The media has built an empire around knocking down big targets ― like movie stars, politicians and business leaders. For the average person who may see himself languishing in mediocrity, it is a source of aggravation to see others’ success in life! So, knock them down ― and problem solved!

This may explain as well some basis for anti-Semitism. The nation that holds itself to a higher standard is a constant reminder of the human potential for sanctity and morality. Why is the world so eager to point out every misstep taken by Israel? Because by eliminating respect for that higher standard, the obligation to strive for that standard likewise falls away.

The first step in avoiding Loshon Hara is to recognize our own faults and commit to improving on them. When I accept that I alone am responsible for my inadequacies, then I will similarly be less critical and more tolerant of others.

If you find yourself getting "down" about yourself or others, try focusing away from the faults and instead on the virtues. It will lift you out of your negativity.

The Torah says: Feeling down? Don’t take the easy way out. Work hard and improve yourself.

Judge Others Favorably

So what happens if we inadvertently hear Loshon Hara? The Talmud says that we should not automatically accept it as being true. Rather, the rule is "innocent until proven guilty."

There is a famous story about the great Talmudic sage the Rashash (Rabbi Shmuel Shtrashun, 19th century Vilna) who had a fund to lend money to poor people. One day while the rabbi was studying Talmud, the local tailor came in to repay his loan of 10,000 rubles. The rabbi was so engrossed in his learning, that he stuck the money in the book and forgot about it.

A week later, the rabbi was reviewing his loan ledger and noticed that the 10,000 ruble loan was never paid. So he called the tailor and asked him to pay it. "But I paid you back last week," said the tailor. "Okay, then where’s your receipt?" said the rabbi, who truly had no recollection of being paid back. "You were studying and I didn’t want to disturb you," replied the tailor.

Soon enough word got out that the tailor and the rabbi were involved in a financial dispute. "The nerve of this man to pit his word against the rabbi!" they all said. The tailor’s reputation was ruined, and he was shunned by the community.

About a year later, the rabbi was reviewing a section of Talmud and came across an envelope containing 10,000 rubles. Then he realized what had happened! He immediately called the tailor and apologized. "But your apology doesn’t help me," he said sadly. "My reputation is ruined forever!"

"Don’t worry," said the rabbi. "I’ll make a public announcement in the synagogue, letting everyone know that it was I who had made the mistake."
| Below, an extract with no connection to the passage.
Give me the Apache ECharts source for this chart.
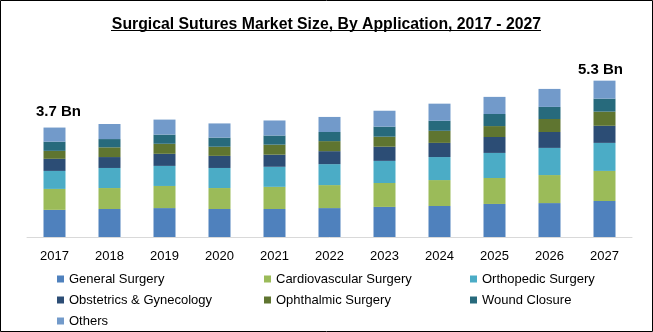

"But that won’t help," said the tailor. "They’ll think you’re just saying it because you feel sorry for me."

The rabbi thought long and hard until he came up with a solution. "You have a daughter and I have a son," he said. "Let’s arrange for them to be married. In that way, everyone will be assured that you are fully trustworthy, for otherwise I would never agree to this match." And with that, the harm was repaired.

But it’s not always so easy...

Speech and the Process of Redemption

The Talmud asks: Why was the Holy Temple destroyed? Because people spoke Loshon Hara about each other. Thus, says the Chafetz Chaim (the 20th century codifier of the laws of Loshon Hara), refraining from gossip is the single most effective way to reverse the damage and bring about the redemption!

There is no better time to undertake this challenge than today. We find ourselves in the season of redemption. Passover celebrates our emergence from slavery unto freedom. Also at this time we count the Omer, on the way toward receiving the Torah at Mount Sinai. Now is the time to break the dissention and divisiveness which plague our people.

Two rabbis in Jerusalem have written user-friendly guides outlining the parameters of Loshon Hara. They are both excellent sources for further study: "Guard Your Tongue" by Rabbi Zelig Pliskin, and "Chafetz Chaim ― A Lesson A Day" by Rabbi Yitzchak Berkowitz. In addition, many cities offer pre-recorded telephone classes dealing with Loshon Hara.

Imagine how the world would change ... if all humanity jumped on this bandwagon?!